Personal Finance: More on parental pilfering
Credit is much like family relationships: once broken, it takes a long time to repair.
For last week's Color of Money Question, I asked: "Would you rat out your mom or dad if she or he stole your identity?"
Some parents are part of a disturbing but growing trend in which they use their kids' names to do everything from get student loans to credit cards. Here are some of your responses about this type of identity theft:
Gary Moore of Vista del Lago, Calif. believes the parents should be held responsible for their pilfering.
"There is no way the parents should not suffer the consequences," he wrote. "They and everyone else must realize when their selfish behavior impacts other lives."
Monica Raymond is suffering the consequences of parental identity theft.
"My mom put the utilities in my name when I was child," Raymond said. "I always resented her for this because I felt she put my future in jeopardy and took me for granted. She was delinquent on the bills she had in my name, as she was with all her other bills. As an adult, if I wanted to put utilities in my name, I probably could not because of the unpaid bills in my name. It felt like a form of abuse and betrayal and as an adult it still hurts."
"My 25 year-old cousin recently had to go to her state's capital to clear her name because there was an outstanding warrant in her name for ticket violations," wrote Damarius Pappy of Washington, D.C. "My cousin does not have a driver's license and according to the records this person took out the driver's license when my cousin was 15 years old. She suspects that her mother, who had a serious drug problem and was imprisoned for credit card theft, may have sold her identity. Though my cousin has an estranged relationship with her mother, she will not prosecute."
Tom White of New York says, "My significant other had this issue. When he went to open his first bank account, he was turned down. Turns out his father, who has the same name, had opened multiple accounts up using his social security number. It took almost two years to get it all straightened out. He was able to show that he had never lived at the addresses in question and had been too young to ever have entered into any such agreements. It was nightmarish! At this point he has not gotten the police involved. The institutions might have chosen to do it because he showed them that they had an account opened with fraud. However, he never admitted that it was his estranged father. He just proved that he hadn't opened the accounts himself."

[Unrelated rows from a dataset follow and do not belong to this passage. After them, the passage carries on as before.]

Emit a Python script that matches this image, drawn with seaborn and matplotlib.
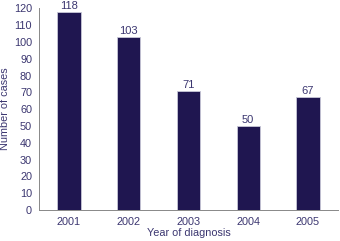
import matplotlib
matplotlib.use("Agg")
import matplotlib.pyplot as plt
import seaborn as sns
import pandas as pd
import numpy as np

years = ["2001", "2002", "2003", "2004", "2005"]
cases = [118, 103, 71, 50, 67]
yticks = list(range(0, 121, 10))

sns.set_style("white")
plt.rcParams['font.family'] = ['Liberation Sans', 'DejaVu Sans']

txt = "#3b3670"
bar_color = "#1f1650"

df = pd.DataFrame({"year": years, "cases": cases})
fig = plt.figure(figsize=(3.4, 2.41), dpi=100)
ax = fig.add_axes([0.1147, 0.1286, 0.879, 0.837])
sns.barplot(data=df, x="year", y="cases", color=bar_color, width=0.39,
            edgecolor="#c8c8d8", linewidth=0.6, saturation=1, ax=ax)

for i, v in enumerate(cases):
    ax.text(i, v + 1.8, str(v), ha="center", va="baseline", fontsize=8, color=txt)

ax.set_ylim(0, 120)
ax.set_xlim(-0.5, 4.5)
ax.set_yticks(yticks)
ax.set_yticklabels([str(t) for t in yticks], fontsize=7.8, color=txt)
ax.set_xticks(range(len(years)))
ax.set_xticklabels(years, fontsize=7.8, color=txt)
ax.set_xticks(np.arange(-0.5, 5, 1), minor=True)
ax.tick_params(axis="x", which="major", length=0, pad=5)
ax.tick_params(axis="x", which="minor", length=3, color="#888888", width=0.6, direction="out")
ax.tick_params(axis="y", length=3, color="#888888", width=0.6, direction="out", pad=2)
ax.set_xlabel("Year of diagnosis", fontsize=7.8, color=txt, labelpad=1)
ax.set_ylabel("Number of cases", fontsize=7.8, color=txt, labelpad=3)
for s in ["top", "right"]:
    ax.spines[s].set_visible(False)
for s in ["left", "bottom"]:
    ax.spines[s].set_color("#888888")
    ax.spines[s].set_linewidth(0.7)

fig.savefig("out.png", dpi=100)
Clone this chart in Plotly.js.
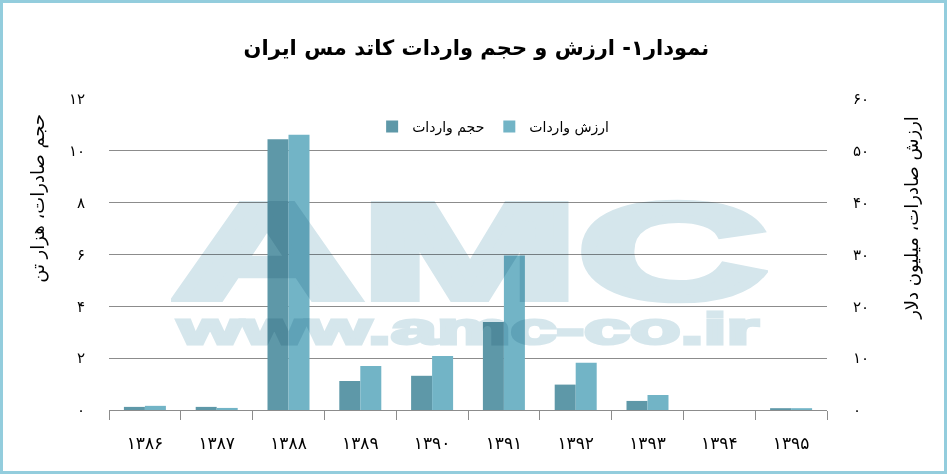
<!DOCTYPE html>
<html>
<head>
<meta charset="utf-8">
<script src="https://cdn.plot.ly/plotly-3.0.1.min.js"></script>
<style>
  html, body { margin: 0; padding: 0; background: #ffffff; }
  #wrap { position: relative; width: 947px; height: 474px; overflow: hidden; background: #fff; }
  #chart { position: absolute; left: 0; top: 0; width: 947px; height: 474px; }
  .wm { position: absolute; font-family: "Liberation Sans", Arial, sans-serif; font-weight: bold;
        color: #d5e6ec; -webkit-text-stroke-color: #d5e6ec; white-space: nowrap;
        transform-origin: 0 0; line-height: 1; pointer-events: none; mix-blend-mode: multiply; }
  #frame { position: absolute; left: 0; top: 0; width: 947px; height: 474px; box-sizing: border-box;
           border: 3px solid #93cddd; pointer-events: none; }
</style>
</head>
<body>
<div id="wrap">
  <div id="chart"></div>
  <div class="wm" style="left:173px; top:184px; font-size:135px; -webkit-text-stroke-width:8px; transform:scaleX(1.93);">AMC</div>
  <div class="wm" style="left:178px; top:307px; font-size:44px; -webkit-text-stroke-width:3px; transform:scaleX(1.88);">www.amc-co.ir</div>
  <div id="frame"></div>
</div>
<script>
// ---- data ----
const years = ['۱۳۸۶', '۱۳۸۷', '۱۳۸۸', '۱۳۸۹', '۱۳۹۰', '۱۳۹۱', '۱۳۹۲', '۱۳۹۳', '۱۳۹۴', '۱۳۹۵'];
const importVolume = [0.12, 0.12, 10.45, 1.12, 1.32, 3.4, 0.98, 0.35, 0, 0.07];   // thousand tonnes (left axis)
const importValue  = [0.8, 0.4, 53.1, 8.5, 10.4, 29.8, 9.1, 2.9, 0, 0.35];       // million USD (right axis)
const leftTickVals  = [0, 2, 4, 6, 8, 10, 12];
const leftTickText  = ['۰', '۲', '۴', '۶', '۸', '۱۰', '۱۲'];
const rightTickVals = [0, 10, 20, 30, 40, 50, 60];
const rightTickText = ['۰', '۱۰', '۲۰', '۳۰', '۴۰', '۵۰', '۶۰'];
const seriesNames = ['حجم واردات', 'ارزش واردات'];
const chartTitle = 'نمودار۱- ارزش و حجم واردات کاتد مس ایران';
const leftTitle = 'حجم صادرات، هزار تن';
const rightTitle = 'ارزش صادرات، میلیون دلار';

const FONT = '"DejaVu Sans", "Noto Sans", sans-serif';

const traces = [
  {
    type: 'bar', x: years, y: importVolume, name: seriesNames[0],
    yaxis: 'y', offsetgroup: 'a',
    marker: { color: '#5e98a8', line: { width: 0 } }
  },
  {
    type: 'bar', x: years, y: importValue, name: seriesNames[1],
    yaxis: 'y2', offsetgroup: 'b',
    marker: { color: '#72b4c6', line: { width: 0 } }
  }
];

const layout = {
  width: 947, height: 474,
  margin: { l: 109, r: 120, t: 99, b: 64, pad: 0 },
  paper_bgcolor: 'rgba(0,0,0,0)',
  plot_bgcolor: 'rgba(0,0,0,0)',
  font: { family: FONT, color: '#000' },
  barmode: 'group',
  bargap: 0.415,
  bargroupgap: 0,
  title: {
    text: chartTitle,
    font: { family: FONT, size: 21, color: '#000', weight: 'bold' },
    x: 0.503, xanchor: 'center', y: 0.9, yanchor: 'middle'
  },
  showlegend: true,
  legend: {
    orientation: 'h', x: 0.535, xanchor: 'center', y: 0.91, yanchor: 'middle',
    font: { family: FONT, size: 14, color: '#000' },
    bgcolor: 'rgba(0,0,0,0)', traceorder: 'normal'
  },
  xaxis: {
    type: 'category',
    showline: true, linecolor: '#8c8c8c', linewidth: 1,
    ticks: 'outside', tickson: 'boundaries', ticklen: 9, tickcolor: '#8c8c8c', tickwidth: 1,
    tickfont: { family: FONT, size: 17, color: '#000' },
    ticklabelstandoff: 18,
    showgrid: false, zeroline: false, fixedrange: true
  },
  yaxis: {
    range: [0, 12],
    tickvals: leftTickVals, ticktext: leftTickText,
    tickfont: { family: FONT, size: 15, color: '#000' },
    ticks: 'outside', ticklen: 20, tickcolor: 'rgba(0,0,0,0)',
    showgrid: true, gridcolor: '#8c8c8c', gridwidth: 1,
    zeroline: false, showline: false, fixedrange: true
  },
  yaxis2: {
    range: [0, 60], overlaying: 'y', side: 'right',
    tickvals: rightTickVals, ticktext: rightTickText,
    tickfont: { family: FONT, size: 15, color: '#000' },
    ticks: 'outside', ticklen: 22, tickcolor: 'rgba(0,0,0,0)',
    showgrid: false, zeroline: false, showline: false, fixedrange: true
  },
  annotations: [
    {
      text: leftTitle, xref: 'paper', yref: 'paper', x: -0.099, y: 0.682,
      xanchor: 'center', yanchor: 'middle', textangle: -90, showarrow: false,
      font: { family: FONT, size: 18, color: '#000' }
    },
    {
      text: rightTitle, xref: 'paper', yref: 'paper', x: 1.118, y: 0.617,
      xanchor: 'center', yanchor: 'middle', textangle: -90, showarrow: false,
      font: { family: FONT, size: 18, color: '#000' }
    }
  ]
};

Plotly.newPlot('chart', traces, layout, { displayModeBar: false, staticPlot: true });
</script>
</body>
</html>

"This hit home," said another e-letter reader. "I have a younger brother whose father did that to him. They had the same name. One was a junior and the other a senior. His father filed bankruptcy and purchased a house in his name. His father has since passed. But, my younger brother's financial security has been compromised and he has never done anything about it. It's a shame how some people sink that low to appease their bad habits. I understand that times are hard, but it's not fair to that child who is trying to establish a life for himself or herself and can't."
In many cases, the child never turns in the parent. But Dave Frisch of Denver says he would.
"I would absolutely turn my own parents in if either or both had stolen my identity to purchase things they couldn't afford, or racked up thousands of dollars in loans for themselves," Frisch said.